Prompt Curriculum Learning for Efficient LLM Post-Training

TL;DR

Prompt Curriculum Learning (PCL) addresses the data-inefficiency of RL-based post-training for large language models by using an online value model to filter prompts with intermediate difficulty, thereby avoiding costly rollouts. The work reveals two actionable insights: there is an optimal batch-size transition point for generation-time scaling, and prompts around $p(x)\approx0.5$ provide the strongest gradient signals. PCL implements an on-policy, rollout-free prompt-filtering mechanism that updates both the policy and the value model, achieving faster convergence and significant compute savings on reasoning benchmarks such as MATH and DeepScaleR. Across these datasets, PCL attains state-of-the-art performance or substantial efficiency gains, demonstrating a practical path to more efficient reasoning-focused RL for LLM post-training while maintaining an on-policy training regime.

Abstract

We introduce Prompt Curriculum Learning (PCL), a lightweight reinforcement learning (RL) algorithm that selects intermediate-difficulty prompts using a learned value model to post-train language models.
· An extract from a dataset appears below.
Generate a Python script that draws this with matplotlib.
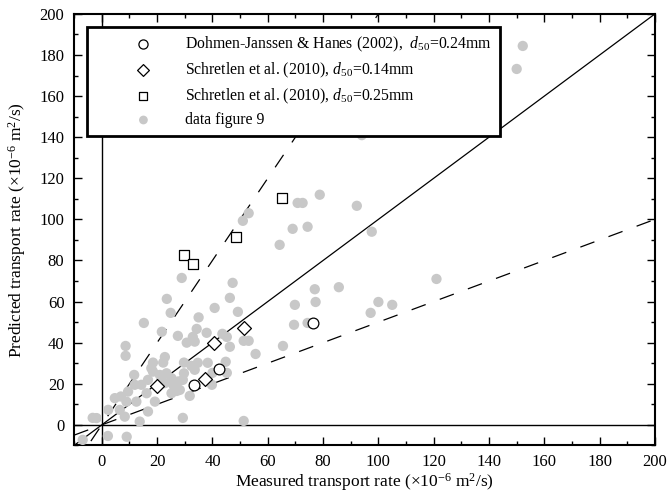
import numpy as np
import matplotlib
matplotlib.use('Agg')
import matplotlib.pyplot as plt
from matplotlib.ticker import MultipleLocator

plt.rcParams['font.family'] = ['Liberation Serif', 'DejaVu Serif']
plt.rcParams['mathtext.fontset'] = 'custom'
plt.rcParams['mathtext.rm'] = 'Liberation Serif'
plt.rcParams['mathtext.it'] = 'Liberation Serif:italic'

# Dohmen-Janssen & Hanes (2002)
dj_meas = [33.5, 42.5, 76.5]
dj_pred = [19.5, 27.3, 49.6]

# Schretlen et al. (2010), d50=0.14mm
s14_meas = [19.9, 37.2, 40.4, 51.3]
s14_pred = [19.0, 22.4, 39.9, 47.2]

# Schretlen et al. (2010), d50=0.25mm
s25_meas = [29.6, 32.9, 48.4, 65.3]
s25_pred = [82.7, 78.3, 91.5, 110.5]

# data figure 9
f9_meas = [152.2, 150.0, 94.0, 121.0, 70.8, 72.6, 78.8, 92.2, 69.0, 74.4,
           64.3, 97.6, 53.1, 51.0, 47.3, 46.3, 40.8, 49.2, 35.0, 77.0,
           85.7, 69.8, 77.3, 100.0, 105.0, 97.2, 69.5, 74.4, 65.5, 55.6,
           51.3, 53.1, 46.3, 45.2, 43.6, 37.9, 44.8, 38.3, 39.8, 45.2,
           40.0, 51.3, 29.3, 28.9, 23.5, 24.9, 15.2, 21.7, 27.5, 34.3,
           32.9, 30.7, 33.6, 22.8, 8.6, 8.6, 18.5, 22.2, 29.7, 32.4,
           34.7, 11.7, 18.5, 21.0, 23.4, 29.7, 33.6, 14.3, 11.9, 22.8,
           25.8, 16.2, 9.5, 6.9, 4.7, 8.9, 12.5, 28.2, 31.8, 19.2,
           6.5, 2.3, 16.7, 13.7, -1.9, 8.3, 25.2, 16.7, 21.6, 25.2,
           27.6, 17.9, 2.2, 9.0, -6.9, -3.3, 27.1, 29.3]
f9_pred = [184.4, 173.2, 141.0, 71.0, 108.0, 108.0, 112.0, 106.6, 95.4, 96.4,
           87.6, 94.0, 103.0, 99.3, 69.1, 61.8, 56.9, 55.0, 52.3, 66.0,
           67.0, 58.4, 59.8, 59.8, 58.4, 54.5, 48.7, 49.6, 38.4, 34.5,
           40.9, 40.9, 38.0, 42.8, 44.3, 44.8, 30.7, 30.2, 19.5, 25.3,
           25.3, 1.9, 3.4, 71.5, 61.3, 54.5, 49.6, 45.3, 43.3, 46.7,
           42.8, 40.0, 40.5, 33.0, 38.4, 33.6, 30.3, 30.3, 30.3, 28.7,
           30.2, 24.3, 25.9, 24.3, 25.1, 25.1, 26.8, 19.5, 19.5, 20.3,
           19.5, 15.4, 16.2, 13.8, 13.0, 11.3, 11.3, 17.0, 14.1, 11.3,
           7.3, 7.3, 6.5, 1.6, 3.3, 4.0, 15.4, 21.9, 21.9, 22.7,
           21.1, 27.6, -5.4, -5.8, -7.3, 3.4, 16.5, 21.9]

fig = plt.figure(figsize=(6.68, 4.96), dpi=100)
ax = fig.add_axes([0.111, 0.102, 0.8695, 0.870])

ax.set_xlim(-10, 200)
ax.set_ylim(-10, 200)

# reference lines
ref = np.array([-10, 200])
ax.axhline(0, color='black', lw=1.0, zorder=1)
ax.axvline(0, color='black', lw=1.0, zorder=1)
ax.plot(ref, ref, color='black', lw=0.9, zorder=2)
ax.plot(ref, 2 * ref, color='black', lw=0.9, dashes=(12, 12), zorder=2)
ax.plot(ref, 0.5 * ref, color='black', lw=0.9, dashes=(12, 12), zorder=2)

ax.scatter(f9_meas, f9_pred, s=55, color='#c8c8c8', edgecolors='none', zorder=3,
           label='data figure 9')
ax.scatter(dj_meas, dj_pred, s=60, marker='o', facecolors='white', edgecolors='black',
           linewidths=0.9, zorder=4,
           label='Dohmen-Janssen & Hanes (2002),  $\\mathit{d}_{50}$=0.24mm')
ax.scatter(s14_meas, s14_pred, s=50, marker='D', facecolors='white', edgecolors='black',
           linewidths=0.9, zorder=4,
           label='Schretlen et al. (2010), $\\mathit{d}_{50}$=0.14mm')
ax.scatter(s25_meas, s25_pred, s=55, marker='s', facecolors='white', edgecolors='black',
           linewidths=0.9, zorder=4,
           label='Schretlen et al. (2010), $\\mathit{d}_{50}$=0.25mm')

h, l = ax.get_legend_handles_labels()
order = [1, 2, 3, 0]
leg = ax.legend([h[i] for i in order], [l[i] for i in order], loc='upper left',
                bbox_to_anchor=(0.022, 0.97), borderaxespad=0, fontsize=11.3,
                frameon=True, fancybox=False, scatterpoints=1, borderpad=0.5,
                handlelength=6.2, handletextpad=-0.45, labelspacing=0.42,
                markerscale=0.85)
leg.get_frame().set_edgecolor('black')
leg.get_frame().set_linewidth(2.0)
leg.get_frame().set_alpha(1)
leg.set_zorder(5)

ax.xaxis.set_major_locator(MultipleLocator(20))
ax.xaxis.set_minor_locator(MultipleLocator(10))
ax.yaxis.set_major_locator(MultipleLocator(20))
ax.yaxis.set_minor_locator(MultipleLocator(10))
ax.tick_params(which='both', direction='in', top=True, right=True, labelsize=12, pad=7)
ax.tick_params(axis='x', which='both', pad=6)
ax.tick_params(which='major', length=6, width=1)
ax.tick_params(which='minor', length=3, width=1)
for s in ax.spines.values():
    s.set_linewidth(1.5)

ax.set_xlabel('Measured transport rate (×10$^{-6}$ m$^2$/s)', fontsize=12.5, labelpad=1)
ax.set_ylabel('Predicted transport rate (×10$^{-6}$ m$^2$/s)', fontsize=12.5, labelpad=8)

plt.savefig('out.png', dpi=100)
Since post-training LLMs via RL remains sensitive to batching and prompt selection strategies, we first conduct a series of systematic experiments where we (1) determine the optimal training batch size that balances generation efficiency and gradient quality and (2) establish the importance of focusing on prompts of intermediate difficulty for the policy. We build upon these results to design PCL, which identifies prompts of intermediate difficulty for the current policy in an on-policy manner by using a value model that is concurrently updated based on the current policy. By focusing on informative prompts that yield high effective ratios, PCL achieves either the highest performance or requires significantly less time to reach comparable performance to its counterparts. Compared to rollout-based filtering methods, PCL avoids costly rollouts and achieves $12.1\times$ and $16.9\times$ faster speed on identifying intermediate-difficulty prompts when training on MATH and DeepScaleR, respectively. We further demonstrate that our value model accurately predicts prompt difficulty and allows PCL to focus on progressively more challenging prompts during RL. Our results present a new methodology that delivers improved tradeoff between upper-bound performance and efficiency for reasoning-focused RL.

Figures (18)

• Figure 1: We conduct a systematic investigation of the trade-offs on generation time vs. batch size and number of prompts vs. generations per prompt. We identify an optimal batch size that achieves the best trade-off and discover that the prompts of intermediate difficulty are the most effective for learning. Building on these insights, we introduce Prompt Curriculum Learning (PCL), which trains a value model online for prompt filtering. Compared to the rollout-based filter method, PCL is $12.1\times$ and $16.9\times$ faster during prompt filtering when training on MATH and DeepScaleR respectively.
• Figure 2: (Left / Middle) Training reward as a function of training steps and wall-clock time for Qwen3-4B-Base on MATH and DeepScaleR. The legend indicates the batch configuration in terms of (number of prompts $m$, generations per prompt $n$). (Right) Generation time per step and test accuracy across different batch sizes. The dashed line represents the linear increase that intercepts the origin and the generation time for the largest batch size. Both axes are in log scale. For key takeaways, refer to the paragraph headers in Section \ref{['sec:optimal_bs']}.
• Figure 3: Generation time per step and test accuracy across different batch size combinations (number of prompts $m$, generations per prompt $n$) for Qwen3-4B-Base on MATH and DeepScaleR.
• Figure 4: (Left) Training reward before downsampling in terms of step with number of prompts $m=512$ and generations per prompt $n=8$. (Middle) Training reward after downsampling. (Right) Average effective ratio and gradient norm over training steps, and average test accuracy of six benchmarks across different thresholds. For key takeaways, refer to Section \ref{['sec:optimal_nm']}.
• Figure 5: Average effective ratio over training steps and average test accuracy of six benchmarks under different thresholds $p(x)$ and generations per prompt $n$.